● **Data extract**

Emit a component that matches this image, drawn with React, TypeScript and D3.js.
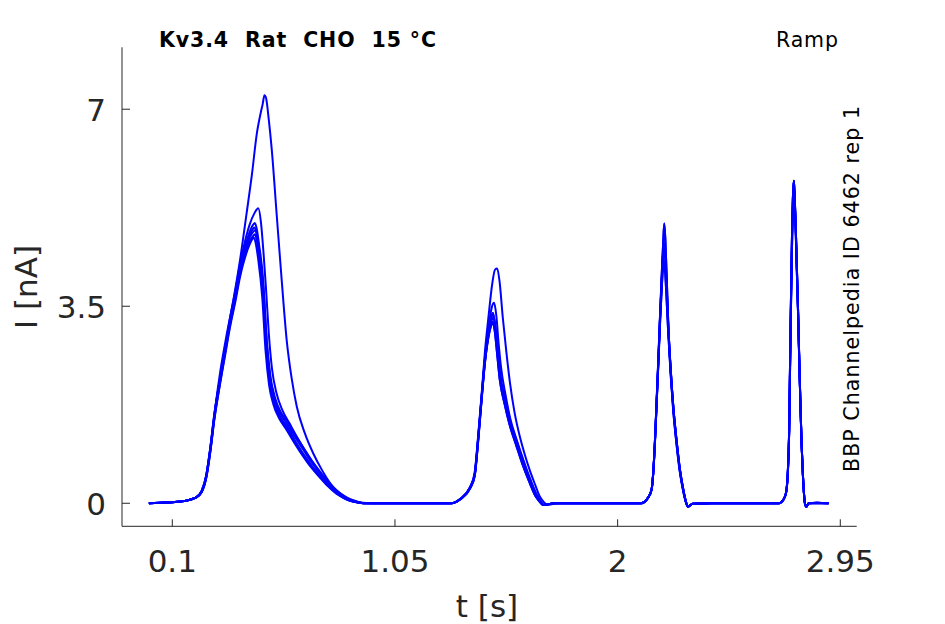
import * as d3 from 'd3'

type Pt = [number, number]

// shared baseline / holding segments (t [s], I [nA])
const baseStart: Pt[] = [[0, 0], [0.05, 0.01], [0.1, 0.02], [0.15, 0.04], [0.2, 0.1]]

// peak 1, one per sweep
const p1Big: Pt[] = [[0.225, 0.2], [0.245, 0.45], [0.265, 1.0], [0.285, 1.75], [0.305, 2.35], [0.33, 2.95], [0.36, 3.6], [0.39, 4.35], [0.417, 5.15], [0.44, 5.85], [0.46, 6.55], [0.478, 6.95], [0.486, 7.1], [0.493, 7.25], [0.5, 7.2], [0.512, 6.8], [0.524, 6.3], [0.545, 5.15], [0.567, 3.95], [0.588, 2.9], [0.61, 2.2], [0.631, 1.72], [0.665, 1.25], [0.702, 0.88], [0.74, 0.58], [0.773, 0.36], [0.82, 0.13], [0.87, 0.03], [0.95, 0]]
const p1Second: Pt[] = [[0.225, 0.22], [0.245, 0.5], [0.261, 0.95], [0.28, 1.6], [0.303, 2.2], [0.325, 2.75], [0.346, 3.28], [0.37, 3.8], [0.389, 4.25], [0.41, 4.65], [0.43, 4.95], [0.45, 5.15], [0.467, 5.24], [0.478, 5.0], [0.49, 4.4], [0.5, 3.8], [0.512, 3.0], [0.525, 2.4], [0.545, 1.95], [0.57, 1.65], [0.6, 1.42], [0.64, 1.12], [0.68, 0.85], [0.72, 0.6], [0.76, 0.4], [0.8, 0.23], [0.85, 0.08], [0.9, 0.01], [0.95, 0]]
const p1ClusterA: Pt[] = [[0.225, 0.22], [0.245, 0.5], [0.261, 0.95], [0.28, 1.6], [0.303, 2.2], [0.325, 2.75], [0.346, 3.25], [0.37, 3.75], [0.389, 4.2], [0.41, 4.55], [0.43, 4.82], [0.445, 4.95], [0.452, 4.98], [0.46, 4.88], [0.47, 4.6], [0.488, 3.95], [0.502, 2.9], [0.517, 2.25], [0.535, 1.88], [0.56, 1.6], [0.588, 1.42], [0.62, 1.2], [0.659, 0.95], [0.695, 0.72], [0.73, 0.54], [0.765, 0.36], [0.801, 0.21], [0.84, 0.1], [0.872, 0.05], [0.92, 0]]
const p1ClusterB: Pt[] = [[0.225, 0.2], [0.245, 0.48], [0.261, 0.92], [0.28, 1.55], [0.303, 2.15], [0.325, 2.7], [0.346, 3.2], [0.37, 3.7], [0.389, 4.15], [0.41, 4.5], [0.43, 4.75], [0.445, 4.88], [0.45, 4.9], [0.458, 4.82], [0.468, 4.55], [0.486, 3.85], [0.5, 2.85], [0.515, 2.2], [0.533, 1.83], [0.558, 1.55], [0.586, 1.38], [0.618, 1.15], [0.655, 0.9], [0.692, 0.68], [0.728, 0.5], [0.763, 0.33], [0.8, 0.19], [0.84, 0.09], [0.872, 0.04], [0.92, 0]]
const p1ClusterC: Pt[] = [[0.225, 0.21], [0.245, 0.5], [0.261, 0.94], [0.28, 1.58], [0.303, 2.18], [0.325, 2.72], [0.346, 3.22], [0.37, 3.72], [0.389, 4.15], [0.41, 4.5], [0.43, 4.72], [0.447, 4.83], [0.455, 4.85], [0.462, 4.75], [0.472, 4.45], [0.49, 3.75], [0.505, 2.8], [0.52, 2.22], [0.538, 1.88], [0.563, 1.62], [0.592, 1.45], [0.624, 1.22], [0.662, 0.97], [0.698, 0.74], [0.733, 0.55], [0.768, 0.37], [0.804, 0.22], [0.842, 0.11], [0.874, 0.05], [0.92, 0]]
const p1ClusterD: Pt[] = [[0.225, 0.2], [0.245, 0.47], [0.261, 0.9], [0.28, 1.52], [0.303, 2.12], [0.325, 2.66], [0.346, 3.16], [0.37, 3.65], [0.389, 4.08], [0.41, 4.42], [0.43, 4.65], [0.445, 4.75], [0.452, 4.78], [0.46, 4.68], [0.47, 4.4], [0.487, 3.7], [0.501, 2.75], [0.516, 2.15], [0.534, 1.8], [0.56, 1.52], [0.588, 1.35], [0.62, 1.12], [0.657, 0.88], [0.694, 0.66], [0.73, 0.49], [0.765, 0.32], [0.802, 0.18], [0.84, 0.08], [0.872, 0.03], [0.92, 0]]
const p1ClusterE: Pt[] = [[0.225, 0.19], [0.245, 0.46], [0.261, 0.88], [0.28, 1.5], [0.303, 2.1], [0.325, 2.62], [0.346, 3.12], [0.37, 3.6], [0.389, 4.02], [0.41, 4.36], [0.43, 4.6], [0.443, 4.7], [0.448, 4.72], [0.456, 4.62], [0.466, 4.35], [0.484, 3.65], [0.498, 2.7], [0.513, 2.1], [0.531, 1.76], [0.557, 1.5], [0.585, 1.32], [0.617, 1.1], [0.654, 0.86], [0.69, 0.65], [0.727, 0.47], [0.762, 0.31], [0.8, 0.17], [0.838, 0.08], [0.87, 0.03], [0.92, 0]]

// peak 2
const p2Big: Pt[] = [[1.29, 0], [1.33, 0.08], [1.37, 0.28], [1.39, 0.55], [1.405, 1.2], [1.42, 1.95], [1.434, 2.7], [1.45, 3.35], [1.465, 3.9], [1.477, 4.15], [1.486, 4.17], [1.496, 3.95], [1.51, 3.3], [1.525, 2.7], [1.541, 2.13], [1.56, 1.62], [1.583, 1.18], [1.605, 0.85], [1.625, 0.59], [1.648, 0.33], [1.668, 0.12], [1.69, 0], [1.697, -0.03], [1.75, 0]]
const p2Second: Pt[] = [[1.29, 0], [1.33, 0.08], [1.37, 0.28], [1.39, 0.52], [1.405, 1.18], [1.42, 1.92], [1.434, 2.6], [1.45, 3.15], [1.463, 3.48], [1.473, 3.56], [1.482, 3.35], [1.492, 2.85], [1.503, 2.4], [1.522, 1.92], [1.541, 1.52], [1.57, 1.12], [1.597, 0.78], [1.625, 0.45], [1.655, 0.15], [1.678, 0], [1.686, -0.03], [1.73, 0]]
const p2ClusterA: Pt[] = [[1.29, 0], [1.33, 0.08], [1.37, 0.28], [1.39, 0.5], [1.405, 1.15], [1.42, 1.9], [1.434, 2.55], [1.45, 3.05], [1.461, 3.3], [1.468, 3.38], [1.476, 3.2], [1.487, 2.7], [1.498, 2.25], [1.52, 1.8], [1.541, 1.42], [1.57, 1.05], [1.597, 0.71], [1.625, 0.4], [1.655, 0.12], [1.675, 0], [1.683, -0.03], [1.73, 0]]
const p2ClusterB: Pt[] = [[1.29, 0], [1.33, 0.07], [1.37, 0.26], [1.39, 0.48], [1.405, 1.1], [1.42, 1.85], [1.434, 2.5], [1.45, 2.98], [1.462, 3.18], [1.467, 3.22], [1.475, 3.08], [1.486, 2.65], [1.497, 2.2], [1.518, 1.76], [1.54, 1.38], [1.568, 1.02], [1.595, 0.68], [1.623, 0.38], [1.652, 0.11], [1.673, 0], [1.68, -0.03], [1.73, 0]]
const p2ClusterC: Pt[] = [[1.29, 0], [1.33, 0.08], [1.37, 0.27], [1.39, 0.5], [1.405, 1.13], [1.42, 1.88], [1.434, 2.52], [1.45, 3.02], [1.463, 3.25], [1.47, 3.3], [1.478, 3.15], [1.489, 2.72], [1.5, 2.28], [1.522, 1.83], [1.543, 1.45], [1.572, 1.07], [1.6, 0.72], [1.628, 0.41], [1.657, 0.13], [1.677, 0], [1.685, -0.03], [1.73, 0]]

// peak 3
const p3High: Pt[] = [[2.1, 0], [2.13, 0.1], [2.145, 0.25], [2.152, 0.55], [2.159, 1.1], [2.167, 1.9], [2.174, 2.6], [2.181, 3.35], [2.188, 4.05], [2.195, 4.7], [2.199, 4.97], [2.204, 4.65], [2.21, 3.95], [2.216, 3.2], [2.227, 2.35], [2.238, 1.7], [2.252, 1.1], [2.266, 0.6], [2.28, 0.25], [2.292, 0.02], [2.3, -0.06], [2.32, -0.01], [2.4, 0]]
const p3Mid: Pt[] = [[2.1, 0], [2.13, 0.1], [2.145, 0.25], [2.152, 0.55], [2.159, 1.08], [2.167, 1.85], [2.174, 2.55], [2.181, 3.3], [2.188, 3.95], [2.194, 4.45], [2.198, 4.62], [2.203, 4.4], [2.209, 3.85], [2.216, 3.15], [2.227, 2.32], [2.238, 1.68], [2.252, 1.08], [2.266, 0.58], [2.28, 0.24], [2.292, 0.02], [2.3, -0.06], [2.32, -0.01], [2.4, 0]]
const p3Low: Pt[] = [[2.1, 0], [2.13, 0.1], [2.145, 0.24], [2.152, 0.53], [2.159, 1.05], [2.167, 1.82], [2.174, 2.5], [2.181, 3.2], [2.188, 3.8], [2.193, 4.15], [2.197, 4.3], [2.202, 4.15], [2.208, 3.7], [2.215, 3.1], [2.226, 2.3], [2.237, 1.66], [2.251, 1.06], [2.265, 0.57], [2.279, 0.23], [2.291, 0.02], [2.299, -0.06], [2.32, -0.01], [2.4, 0]]

// peak 4
const p4High: Pt[] = [[2.69, 0], [2.705, 0.05], [2.718, 0.18], [2.726, 0.55], [2.732, 1.35], [2.736, 2.6], [2.74, 3.75], [2.745, 5.0], [2.749, 5.55], [2.752, 5.73], [2.755, 5.5], [2.76, 4.9], [2.764, 4.3], [2.77, 3.4], [2.775, 2.55], [2.78, 1.75], [2.785, 1.05], [2.79, 0.55], [2.795, 0.18], [2.8, -0.02], [2.805, -0.06], [2.815, 0], [2.85, 0.01], [2.9, 0]]
const p4Low: Pt[] = [[2.69, 0], [2.705, 0.05], [2.718, 0.17], [2.726, 0.52], [2.732, 1.3], [2.736, 2.5], [2.74, 3.6], [2.745, 4.8], [2.749, 5.4], [2.752, 5.6], [2.755, 5.4], [2.76, 4.8], [2.764, 4.2], [2.77, 3.35], [2.775, 2.5], [2.78, 1.72], [2.785, 1.03], [2.79, 0.54], [2.795, 0.17], [2.8, -0.02], [2.805, -0.06], [2.815, 0], [2.85, 0], [2.9, 0]]

const sweeps: Pt[][] = [
  [...baseStart, ...p1Big, ...p2Big, ...p3Mid, ...p4High],
  [...baseStart, ...p1Second, ...p2Second, ...p3High, ...p4High],
  [...baseStart, ...p1ClusterA, ...p2ClusterA, ...p3High, ...p4Low],
  [...baseStart, ...p1ClusterB, ...p2ClusterB, ...p3Low, ...p4High],
  [...baseStart, ...p1ClusterC, ...p2ClusterC, ...p3Mid, ...p4Low],
  [...baseStart, ...p1ClusterD, ...p2ClusterB, ...p3Low, ...p4High],
  [...baseStart, ...p1ClusterE, ...p2ClusterA, ...p3Mid, ...p4Low],
]

const xTicks = [0.1, 1.05, 2, 2.95]
const yTicks = [0, 3.5, 7]

const W = 945
const H = 624
const axisColor = '#262626'
const font = 'DejaVu Sans, sans-serif'

export default function App() {
  const x = d3.scaleLinear([-0.1146, 3.02], [122, 856.7])
  const y = d3.scaleLinear([-0.409, 8.1], [526.3, 47.3])
  const line = d3
    .line<Pt>()
    .x((d) => x(d[0]))
    .y((d) => y(d[1]))
    .curve(d3.curveMonotoneX)
  const [x0, x1] = x.range()
  const [y0, y1] = y.range()
  return (
    <svg
      width={W}
      height={H}
      style={{ position: 'absolute', left: 0, top: 0, background: 'white' }}
      fontFamily={font}
    >
      {sweeps.map((s, i) => (
        <path
          key={i}
          d={line(s) || undefined}
          fill="none"
          stroke="#0000ff"
          strokeWidth={2}
          strokeLinejoin="round"
        />
      ))}
      {/* axes */}
      <line x1={x0} x2={x1} y1={y0} y2={y0} stroke={axisColor} strokeWidth={1} />
      <line x1={x0} x2={x0} y1={y0} y2={y1} stroke={axisColor} strokeWidth={1} />
      {xTicks.map((t) => (
        <g key={t}>
          <line x1={x(t)} x2={x(t)} y1={y0} y2={y0 - 7} stroke={axisColor} />
          <text x={x(t)} y={571.5} textAnchor="middle" fontSize={31} fill={axisColor}>
            {t}
          </text>
        </g>
      ))}
      {yTicks.map((t) => (
        <g key={t}>
          <line x1={x0} x2={x0 + 8} y1={y(t)} y2={y(t)} stroke={axisColor} />
          <text x={106} y={y(t) + 11.3} textAnchor="end" fontSize={31} fill={axisColor}>
            {t}
          </text>
        </g>
      ))}
      <text x={487} y={617} textAnchor="middle" fontSize={31} fill={axisColor}>
        t [s]
      </text>
      <text
        transform="translate(37,287) rotate(-90)"
        textAnchor="middle"
        fontSize={31}
        fill={axisColor}
      >
        I [nA]
      </text>
      <text
        x={159}
        y={47}
        fontSize={20.5}
        fontWeight="bold"
        fill="#000"
        textLength={277}
        lengthAdjust="spacing"
        style={{ whiteSpace: 'pre' }}
      >
        {'Kv3.4  Rat  CHO  15 °C'}
      </text>
      <text
        x={776}
        y={47}
        fontSize={20.5}
        fill="#000"
        textLength={62}
        lengthAdjust="spacing"
      >
        Ramp
      </text>
      <text
        transform="translate(859,472) rotate(-90)"
        fontSize={20.5}
        fill="#000"
        textLength={366}
        lengthAdjust="spacing"
      >
        BBP Channelpedia ID 6462 rep 1
      </text>
    </svg>
  )
}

● **Problem**
Repeat, with no pictures, each line from the beginning of the data through the line containing "const baseStart: Pt[]", inclusive.

● **Response**
Emit a component that matches this image, drawn with React, TypeScript and D3.js.
import * as d3 from 'd3'

type Pt = [number, number]

// shared baseline / holding segments (t [s], I [nA])
const baseStart: Pt[] = [[0, 0], [0.05, 0.01], [0.1, 0.02], [0.15, 0.04], [0.2, 0.1]]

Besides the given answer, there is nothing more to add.